Need for Support. It's not necessary...or advisable...to try to handle this alone. You will benefit greatly from a solid and available support system—family, friends, survivors, faith community and even professional counseling. It's probably best to avoid those who cannot or will not give you positive encouragement. When I was diagnosed, I went to a therapist to help me sort through my emotions. Later, my partner and I went together to work on ways to communicate our needs and feelings during my recovery. Most cities have wonderful cancer support groups, and there are online sites for survivors and those living with the same cancer you have.
Varied Responses. It’s up to you when and who (of IF) you tell others about your diagnosis, but I’ve found that I can never predict how they will respond. I’ve had people minimize it (“Stop worrying, that’s so treatable.”), dismiss it (“No you don’t, in Jesus’ name you are healed!”), freak me out ("My father died of that."), use it as a weapon against me (“God is chastising you because of your sinful lifestyle.”) or say nothing at all. You will know from how they take the news whether you can add them to your support system.
Change! I often tell folks that the “c” in "Big C" stands for change! Whether it’s simple, serious or severe, cancer is your body at war with itself. Depending on the type and extent of your cancer, your body will be impacted. Treatments like chemotherapy and radiation also leave physical after-effects. There could be reconstructive surgeries. Your body is being assaulted, and it can be devastating. And traumatic.

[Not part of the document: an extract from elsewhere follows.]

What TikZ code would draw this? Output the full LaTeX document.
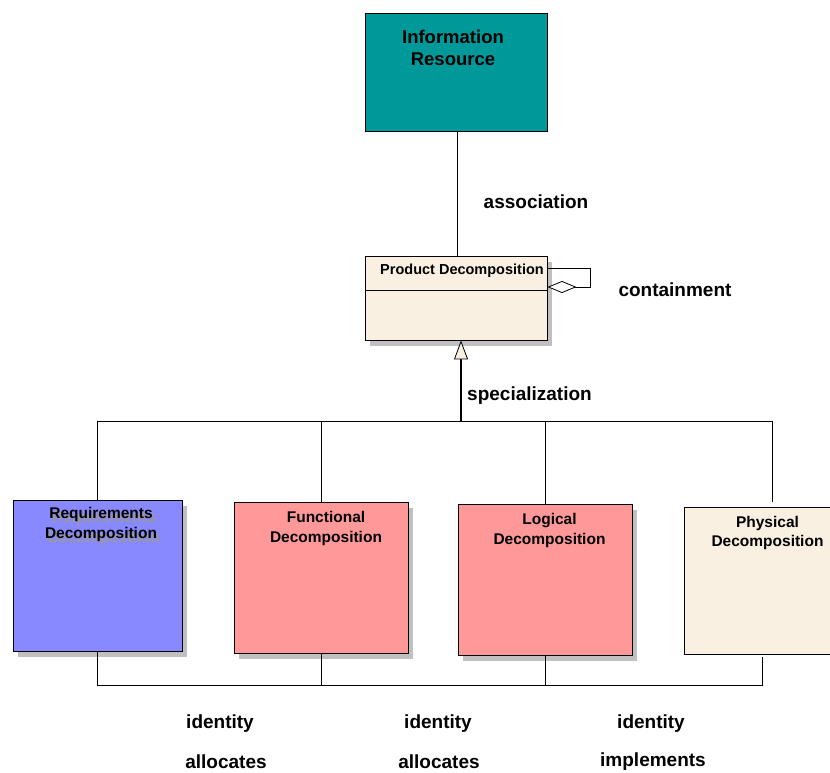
\documentclass[tikz,border=0pt]{standalone}
\usepackage{fontspec}
\setmainfont{Liberation Sans}
\usetikzlibrary{arrows.meta,shadows,calc}
\definecolor{teal1}{HTML}{009999}
\definecolor{reqblue}{HTML}{8888FF}
\definecolor{pinkbox}{HTML}{FF9999}
\definecolor{linen1}{HTML}{FAF0E1}
\definecolor{shade}{HTML}{C0C0C0}
% a word with a faint grey copy set slightly below and to the right
\newcommand{\ghostword}[1]{\rlap{\hspace{3pt}\raisebox{-4pt}{\textcolor{black!40}{#1}}}#1}
\begin{document}
\begin{tikzpicture}[x=1pt,y=-1pt,
  classbox/.style={draw=black, line width=0.9pt, inner sep=0pt, rectangle},
  shadowed/.style={drop shadow={shadow xshift=5pt, shadow yshift=-6pt, fill=shade, opacity=1}},
  title/.style={font=\bfseries\fontsize{15.5}{19.5}\selectfont, align=center, inner sep=0pt},
  lbl/.style={font=\bfseries\fontsize{19}{22}\selectfont, inner sep=0pt},
  conn/.style={draw=black, line width=0.8pt}
]
\useasboundingbox (0,0) rectangle (830,772);

% classes
\node[classbox, fill=teal1, minimum width=182pt, minimum height=118pt] (info) at (456,72) {};
\node[font=\bfseries\fontsize{18.5}{22}\selectfont, align=center, inner sep=0pt] (infot) at (453,48) {Information\\Resource};

\node[classbox, shadowed, fill=linen1, minimum width=182pt, minimum height=84pt] (prod) at (456,298) {};
\draw[line width=0.8pt] (prod.west |- 0,290) coordinate (dl) -- (prod.east |- dl);
\node[font=\bfseries\fontsize{14.5}{17}\selectfont, inner sep=0pt] (prodt) at (462,271) {Product Decomposition};

\node[classbox, shadowed, fill=reqblue, minimum width=169pt, minimum height=151pt] (req) at (97.5,575.5) {};
\node[title] (reqt) at (101,526.5) {\ghostword{Requirements}\\\ghostword{Decomposition}};

\node[classbox, shadowed, fill=pinkbox, minimum width=174pt, minimum height=151pt] (func) at (321,577.5) {};
\node[title] (funct) at (326,528.5) {Functional\\Decomposition};

\node[classbox, shadowed, fill=pinkbox, minimum width=174pt, minimum height=151pt] (log) at (545,579.5) {};
\node[title] (logt) at (549.5,530.5) {Logical\\Decomposition};

\node[classbox, fill=linen1, minimum width=167pt, minimum height=147pt] (phys) at (767.5,580.5) {};
\node[title] (physt) at (767.5,533) {Physical\\Decomposition};

% association
\draw[conn] (info.south -| 457,0) -- (prod.north -| 457,0);
\node[lbl] (assoc) at (536,202) {association};

% containment (self aggregation)
\coordinate (c1) at ($(prod.east)+(0pt,30pt)$);
\coordinate (c2) at ($(prod.east)+(0pt,11pt)$);
\draw[conn, -{Diamond[open, fill=white, length=29pt, width=12pt, line width=0.8pt]}]
  (c1) -- ++(43pt,0pt) |- (c2);
\node[lbl] (contain) at (675,290) {containment};

% specialization
\coordinate (j) at (461,421);
\draw[line width=2pt, -{Triangle[open, fill=linen1, length=19pt, width=14pt, line width=0.8pt]}]
  (j) -- (j |- prod.south);
\node[lbl, anchor=west] (spec) at (467,396) {specialization};

\coordinate (ptop) at (772,502);
\draw[conn] (req.north) -- (req.north |- j) -- (ptop |- j) -- (ptop);
\draw[conn] (func.north) -- (func.north |- j);
\draw[conn] (log.north) -- (log.north |- j);

% lower links
\coordinate (bus) at (0,685);
\coordinate (pbot) at (762,657);
\draw[conn] (req.south) -- (req.south |- bus) -- (pbot |- bus) -- (pbot);
\draw[conn] (func.south) -- (func.south |- bus);
\draw[conn] (log.south) -- (log.south |- bus);

\node[lbl] (id1) at (220,724) {identity};
\node[lbl] (id2) at (438,724) {identity};
\node[lbl] (id3) at (651,724) {identity};
\node[lbl] (al1) at (226,762) {allocates};
\node[lbl] (al2) at (439,762) {allocates};
\node[lbl] (imp) at (653,762) {implements};
\end{tikzpicture}
\end{document}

Trying to fight the changes will only drain energy needed to fight the disease.
- Your routine is, at least, interrupted in a way unlike taking a few days off to get over the flu.. It's not "business as usual." There are doctor appointments, lab tests, treatments, follow up visits, referrals. It requires time away from work, reduced schedules, more rest. And those disruptions often have a ripple effect on those who depend on us—at home, at work, in our outside activities.
- Others can treat you differently; they are processing their own emotions about your disease. They may be frightened, they might cry in your presence, or they may withdraw rather than deal with what they are feeling.
- You will see yourself differently, and not always in a good way. Am I less than a man because I cannot get an erection? Are you less of a woman because you cannot have children? Is someone less of a person if they lose an limb? We must remind ourselves that we are not our disease; we are more than our physicality.
I wrote this in my journal the week of my second diagnosis: “Here we go…again. I’m not looking forward to the road ahead of me, but I know that strength, grace, peace and joy are available for each day and each ‘obstacle’ I encounter in this journey."
And I reminded myself and my partner, as I did with the first diagnosis—God is big enough for this.
Don't get me wrong. Cancer Sucks!
There is still a great dread, sense of doom and even stigma attached to the idea of “cancer.” I can’t predict where your journey will go…or how it will end. But I want you to know that if you will stay present, not dwelling in the past of regret or anticipating the outcomes of an unknown future, you may learn invaluable lessons about yourself.
Do you have your own cancer story?
I welcome your input, as well as any comments, questions or insights.
Please Note: I beat cancer once, and now I’m in the fight again, but that doesn’t make me an expert on this disease; I am not a doctor nor a therapist. No one can tell another person how they will…or should…deal with cancer. My experience is just that—mine. I absolutely DO NOT offer myself as any kind of Example. I’m just an average guy, living with this damned disease.